──────── Data extract ────────

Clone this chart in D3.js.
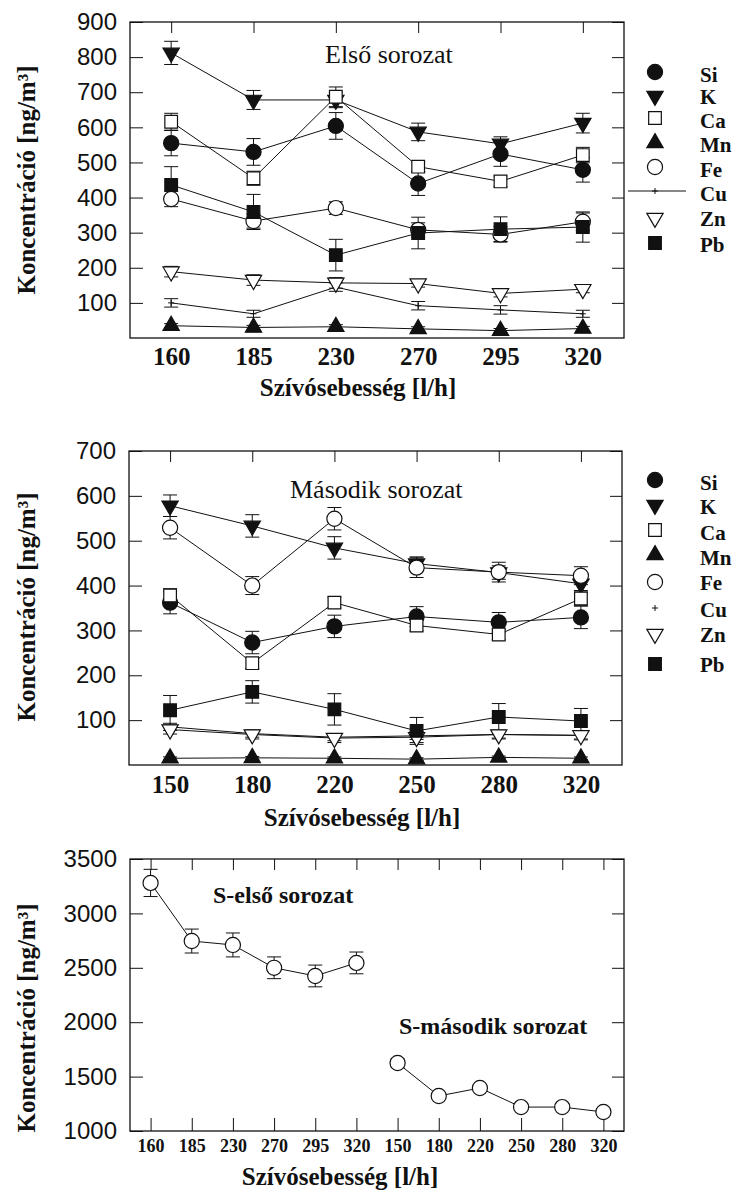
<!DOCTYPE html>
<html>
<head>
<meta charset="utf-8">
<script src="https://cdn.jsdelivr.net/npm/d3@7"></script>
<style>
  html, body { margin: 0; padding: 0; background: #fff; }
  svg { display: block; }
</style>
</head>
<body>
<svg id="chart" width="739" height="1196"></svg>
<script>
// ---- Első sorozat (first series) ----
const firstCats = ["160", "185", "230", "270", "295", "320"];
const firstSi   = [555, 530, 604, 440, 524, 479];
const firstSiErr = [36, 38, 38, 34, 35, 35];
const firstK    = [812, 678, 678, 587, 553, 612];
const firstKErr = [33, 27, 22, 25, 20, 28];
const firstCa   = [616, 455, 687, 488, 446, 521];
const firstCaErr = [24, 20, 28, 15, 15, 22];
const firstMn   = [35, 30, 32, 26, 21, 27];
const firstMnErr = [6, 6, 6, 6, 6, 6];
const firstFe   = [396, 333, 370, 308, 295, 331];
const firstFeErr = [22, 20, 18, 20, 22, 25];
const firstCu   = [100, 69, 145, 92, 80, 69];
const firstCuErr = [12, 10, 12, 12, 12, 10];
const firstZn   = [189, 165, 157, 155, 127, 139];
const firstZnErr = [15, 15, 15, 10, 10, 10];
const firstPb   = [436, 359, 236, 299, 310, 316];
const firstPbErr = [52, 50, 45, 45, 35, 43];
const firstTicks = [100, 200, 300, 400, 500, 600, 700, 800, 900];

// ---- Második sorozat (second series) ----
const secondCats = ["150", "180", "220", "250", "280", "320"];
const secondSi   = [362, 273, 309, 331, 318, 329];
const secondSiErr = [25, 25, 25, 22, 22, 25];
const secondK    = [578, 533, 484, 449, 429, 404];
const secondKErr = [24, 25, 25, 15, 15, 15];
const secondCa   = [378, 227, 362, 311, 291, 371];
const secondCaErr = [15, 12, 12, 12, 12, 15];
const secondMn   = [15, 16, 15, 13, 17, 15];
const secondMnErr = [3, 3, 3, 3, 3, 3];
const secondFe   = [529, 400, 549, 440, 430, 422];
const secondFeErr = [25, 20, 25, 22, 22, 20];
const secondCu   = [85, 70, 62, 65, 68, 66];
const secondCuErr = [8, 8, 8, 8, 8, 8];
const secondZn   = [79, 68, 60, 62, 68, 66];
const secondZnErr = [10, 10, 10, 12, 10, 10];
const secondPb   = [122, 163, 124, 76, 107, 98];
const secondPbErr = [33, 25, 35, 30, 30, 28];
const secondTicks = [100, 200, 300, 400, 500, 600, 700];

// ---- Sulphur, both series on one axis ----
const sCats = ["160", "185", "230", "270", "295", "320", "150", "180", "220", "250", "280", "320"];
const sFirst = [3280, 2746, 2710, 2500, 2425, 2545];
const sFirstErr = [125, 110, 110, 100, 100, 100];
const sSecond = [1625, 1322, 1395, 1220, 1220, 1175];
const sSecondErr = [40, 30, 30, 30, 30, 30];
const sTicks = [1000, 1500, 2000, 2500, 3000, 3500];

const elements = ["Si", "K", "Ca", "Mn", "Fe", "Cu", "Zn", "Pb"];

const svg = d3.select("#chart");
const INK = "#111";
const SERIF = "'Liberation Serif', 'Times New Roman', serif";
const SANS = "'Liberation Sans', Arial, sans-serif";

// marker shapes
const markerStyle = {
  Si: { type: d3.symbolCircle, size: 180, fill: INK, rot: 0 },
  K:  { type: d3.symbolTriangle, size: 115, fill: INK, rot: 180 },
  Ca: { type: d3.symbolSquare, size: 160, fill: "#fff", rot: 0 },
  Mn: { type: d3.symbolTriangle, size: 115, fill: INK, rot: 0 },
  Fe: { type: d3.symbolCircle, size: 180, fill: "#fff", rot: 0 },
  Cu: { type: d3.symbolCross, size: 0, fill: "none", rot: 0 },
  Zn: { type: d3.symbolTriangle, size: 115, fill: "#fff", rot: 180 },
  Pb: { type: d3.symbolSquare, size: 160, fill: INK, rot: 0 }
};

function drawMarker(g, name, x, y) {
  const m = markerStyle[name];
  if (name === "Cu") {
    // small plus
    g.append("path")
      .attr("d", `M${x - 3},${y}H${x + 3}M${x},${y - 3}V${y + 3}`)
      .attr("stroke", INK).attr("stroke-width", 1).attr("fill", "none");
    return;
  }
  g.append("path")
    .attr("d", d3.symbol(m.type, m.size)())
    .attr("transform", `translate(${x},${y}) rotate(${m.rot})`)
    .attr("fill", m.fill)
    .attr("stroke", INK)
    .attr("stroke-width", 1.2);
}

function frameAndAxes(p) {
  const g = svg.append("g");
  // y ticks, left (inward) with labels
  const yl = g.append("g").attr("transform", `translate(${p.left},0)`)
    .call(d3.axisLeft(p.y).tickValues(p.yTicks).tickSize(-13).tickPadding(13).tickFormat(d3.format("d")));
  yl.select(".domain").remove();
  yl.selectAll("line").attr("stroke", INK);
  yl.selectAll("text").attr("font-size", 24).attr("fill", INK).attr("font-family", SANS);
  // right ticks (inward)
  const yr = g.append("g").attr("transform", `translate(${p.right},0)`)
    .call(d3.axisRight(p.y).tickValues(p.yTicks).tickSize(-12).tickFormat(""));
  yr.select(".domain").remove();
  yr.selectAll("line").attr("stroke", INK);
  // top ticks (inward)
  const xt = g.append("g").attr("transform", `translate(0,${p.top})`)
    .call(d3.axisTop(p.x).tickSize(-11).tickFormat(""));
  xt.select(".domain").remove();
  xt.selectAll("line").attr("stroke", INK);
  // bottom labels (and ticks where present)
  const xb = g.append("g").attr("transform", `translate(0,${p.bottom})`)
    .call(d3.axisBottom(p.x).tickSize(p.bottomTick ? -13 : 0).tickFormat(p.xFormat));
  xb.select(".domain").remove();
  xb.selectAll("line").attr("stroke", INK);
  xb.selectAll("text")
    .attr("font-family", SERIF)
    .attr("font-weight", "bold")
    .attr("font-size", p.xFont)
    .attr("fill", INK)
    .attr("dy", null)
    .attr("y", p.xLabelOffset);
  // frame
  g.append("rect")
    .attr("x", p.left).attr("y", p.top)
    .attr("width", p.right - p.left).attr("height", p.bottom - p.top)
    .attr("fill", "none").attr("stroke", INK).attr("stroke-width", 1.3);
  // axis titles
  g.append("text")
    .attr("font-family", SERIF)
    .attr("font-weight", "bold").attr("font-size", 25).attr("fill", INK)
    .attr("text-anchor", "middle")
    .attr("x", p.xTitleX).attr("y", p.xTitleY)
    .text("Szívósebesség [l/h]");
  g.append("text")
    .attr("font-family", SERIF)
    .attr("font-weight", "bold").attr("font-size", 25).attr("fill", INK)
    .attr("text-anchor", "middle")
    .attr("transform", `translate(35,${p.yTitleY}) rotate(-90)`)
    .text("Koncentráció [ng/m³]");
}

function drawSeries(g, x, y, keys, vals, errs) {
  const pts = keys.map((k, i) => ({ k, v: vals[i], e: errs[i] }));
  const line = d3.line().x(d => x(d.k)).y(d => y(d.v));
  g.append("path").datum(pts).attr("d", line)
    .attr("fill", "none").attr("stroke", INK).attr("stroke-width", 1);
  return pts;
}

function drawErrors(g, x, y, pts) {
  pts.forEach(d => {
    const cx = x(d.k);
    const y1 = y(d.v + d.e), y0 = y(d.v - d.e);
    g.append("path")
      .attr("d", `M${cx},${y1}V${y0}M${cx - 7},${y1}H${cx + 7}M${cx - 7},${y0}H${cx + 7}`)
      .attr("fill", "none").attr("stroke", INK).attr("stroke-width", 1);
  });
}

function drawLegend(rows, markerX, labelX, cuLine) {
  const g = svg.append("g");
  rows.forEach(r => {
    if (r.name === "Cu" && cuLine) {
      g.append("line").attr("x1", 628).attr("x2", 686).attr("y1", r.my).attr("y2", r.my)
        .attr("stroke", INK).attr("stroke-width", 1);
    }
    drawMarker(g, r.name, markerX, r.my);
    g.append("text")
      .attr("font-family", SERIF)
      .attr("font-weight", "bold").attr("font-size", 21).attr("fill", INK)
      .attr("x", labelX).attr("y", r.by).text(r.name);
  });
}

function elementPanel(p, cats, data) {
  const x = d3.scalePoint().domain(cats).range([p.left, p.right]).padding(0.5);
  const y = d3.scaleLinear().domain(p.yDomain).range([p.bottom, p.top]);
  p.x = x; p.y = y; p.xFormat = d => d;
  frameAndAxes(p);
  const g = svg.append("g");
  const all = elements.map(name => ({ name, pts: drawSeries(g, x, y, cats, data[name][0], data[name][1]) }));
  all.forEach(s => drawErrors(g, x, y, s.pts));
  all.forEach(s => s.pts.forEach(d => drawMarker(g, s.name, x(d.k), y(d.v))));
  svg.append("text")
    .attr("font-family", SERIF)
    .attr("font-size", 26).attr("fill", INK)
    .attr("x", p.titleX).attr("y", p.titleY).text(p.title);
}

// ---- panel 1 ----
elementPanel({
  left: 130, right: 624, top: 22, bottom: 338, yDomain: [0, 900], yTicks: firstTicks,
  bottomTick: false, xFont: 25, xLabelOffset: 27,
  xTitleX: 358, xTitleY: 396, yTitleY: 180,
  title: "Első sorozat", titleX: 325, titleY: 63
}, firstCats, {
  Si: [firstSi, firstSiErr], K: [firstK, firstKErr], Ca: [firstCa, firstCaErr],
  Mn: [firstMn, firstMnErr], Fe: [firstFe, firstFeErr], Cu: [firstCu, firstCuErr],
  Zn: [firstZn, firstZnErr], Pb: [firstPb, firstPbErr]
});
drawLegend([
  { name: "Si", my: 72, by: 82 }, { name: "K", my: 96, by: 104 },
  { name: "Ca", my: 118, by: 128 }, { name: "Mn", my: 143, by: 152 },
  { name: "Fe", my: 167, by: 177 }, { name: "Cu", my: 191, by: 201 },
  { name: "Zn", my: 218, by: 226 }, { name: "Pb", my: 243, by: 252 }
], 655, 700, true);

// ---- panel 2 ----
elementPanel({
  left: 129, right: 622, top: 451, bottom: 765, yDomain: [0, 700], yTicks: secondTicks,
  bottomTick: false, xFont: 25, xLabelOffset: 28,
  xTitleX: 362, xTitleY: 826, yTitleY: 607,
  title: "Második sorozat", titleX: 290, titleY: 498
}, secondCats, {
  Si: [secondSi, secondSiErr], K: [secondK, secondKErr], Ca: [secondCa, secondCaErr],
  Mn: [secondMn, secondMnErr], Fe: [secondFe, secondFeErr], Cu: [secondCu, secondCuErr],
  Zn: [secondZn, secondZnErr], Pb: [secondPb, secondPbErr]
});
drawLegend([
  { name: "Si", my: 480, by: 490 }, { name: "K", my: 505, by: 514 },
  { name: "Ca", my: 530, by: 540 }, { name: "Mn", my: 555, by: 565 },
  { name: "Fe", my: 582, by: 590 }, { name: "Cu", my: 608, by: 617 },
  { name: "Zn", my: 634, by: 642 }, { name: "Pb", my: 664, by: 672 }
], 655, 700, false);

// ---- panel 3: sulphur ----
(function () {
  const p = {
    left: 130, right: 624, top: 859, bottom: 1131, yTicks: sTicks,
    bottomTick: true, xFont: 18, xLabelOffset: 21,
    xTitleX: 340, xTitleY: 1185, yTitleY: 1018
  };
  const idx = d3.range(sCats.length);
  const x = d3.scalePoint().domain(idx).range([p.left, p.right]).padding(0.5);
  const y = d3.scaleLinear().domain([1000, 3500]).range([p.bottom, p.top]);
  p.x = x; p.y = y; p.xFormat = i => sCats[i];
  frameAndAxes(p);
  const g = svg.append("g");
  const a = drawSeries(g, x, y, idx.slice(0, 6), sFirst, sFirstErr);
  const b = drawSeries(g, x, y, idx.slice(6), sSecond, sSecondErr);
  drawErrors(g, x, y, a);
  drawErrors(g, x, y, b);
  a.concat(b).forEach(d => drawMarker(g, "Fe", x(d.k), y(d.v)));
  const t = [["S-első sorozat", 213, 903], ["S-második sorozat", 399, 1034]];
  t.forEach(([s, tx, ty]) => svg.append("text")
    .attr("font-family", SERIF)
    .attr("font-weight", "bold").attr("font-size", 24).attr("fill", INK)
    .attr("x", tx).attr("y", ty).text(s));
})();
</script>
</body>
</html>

────────

### Exercise description
Only the lines from the start of the material through the line containing "const secondTicks = [100, 200, 300, 400, 500, 600, 700];" should be transcribed. Pictures stay out.

### Reply to the exercise
Clone this chart in D3.js.
<!DOCTYPE html>
<html>
<head>
<meta charset="utf-8">
<script src="https://cdn.jsdelivr.net/npm/d3@7"></script>
<style>
  html, body { margin: 0; padding: 0; background: #fff; }
  svg { display: block; }
</style>
</head>
<body>
<svg id="chart" width="739" height="1196"></svg>
<script>
// ---- Első sorozat (first series) ----
const firstCats = ["160", "185", "230", "270", "295", "320"];
const firstSi   = [555, 530, 604, 440, 524, 479];
const firstSiErr = [36, 38, 38, 34, 35, 35];
const firstK    = [812, 678, 678, 587, 553, 612];
const firstKErr = [33, 27, 22, 25, 20, 28];
const firstCa   = [616, 455, 687, 488, 446, 521];
const firstCaErr = [24, 20, 28, 15, 15, 22];
const firstMn   = [35, 30, 32, 26, 21, 27];
const firstMnErr = [6, 6, 6, 6, 6, 6];
const firstFe   = [396, 333, 370, 308, 295, 331];
const firstFeErr = [22, 20, 18, 20, 22, 25];
const firstCu   = [100, 69, 145, 92, 80, 69];
const firstCuErr = [12, 10, 12, 12, 12, 10];
const firstZn   = [189, 165, 157, 155, 127, 139];
const firstZnErr = [15, 15, 15, 10, 10, 10];
const firstPb   = [436, 359, 236, 299, 310, 316];
const firstPbErr = [52, 50, 45, 45, 35, 43];
const firstTicks = [100, 200, 300, 400, 500, 600, 700, 800, 900];

// ---- Második sorozat (second series) ----
const secondCats = ["150", "180", "220", "250", "280", "320"];
const secondSi   = [362, 273, 309, 331, 318, 329];
const secondSiErr = [25, 25, 25, 22, 22, 25];
const secondK    = [578, 533, 484, 449, 429, 404];
const secondKErr = [24, 25, 25, 15, 15, 15];
const secondCa   = [378, 227, 362, 311, 291, 371];
const secondCaErr = [15, 12, 12, 12, 12, 15];
const secondMn   = [15, 16, 15, 13, 17, 15];
const secondMnErr = [3, 3, 3, 3, 3, 3];
const secondFe   = [529, 400, 549, 440, 430, 422];
const secondFeErr = [25, 20, 25, 22, 22, 20];
const secondCu   = [85, 70, 62, 65, 68, 66];
const secondCuErr = [8, 8, 8, 8, 8, 8];
const secondZn   = [79, 68, 60, 62, 68, 66];
const secondZnErr = [10, 10, 10, 12, 10, 10];
const secondPb   = [122, 163, 124, 76, 107, 98];
const secondPbErr = [33, 25, 35, 30, 30, 28];
const secondTicks = [100, 200, 300, 400, 500, 600, 700];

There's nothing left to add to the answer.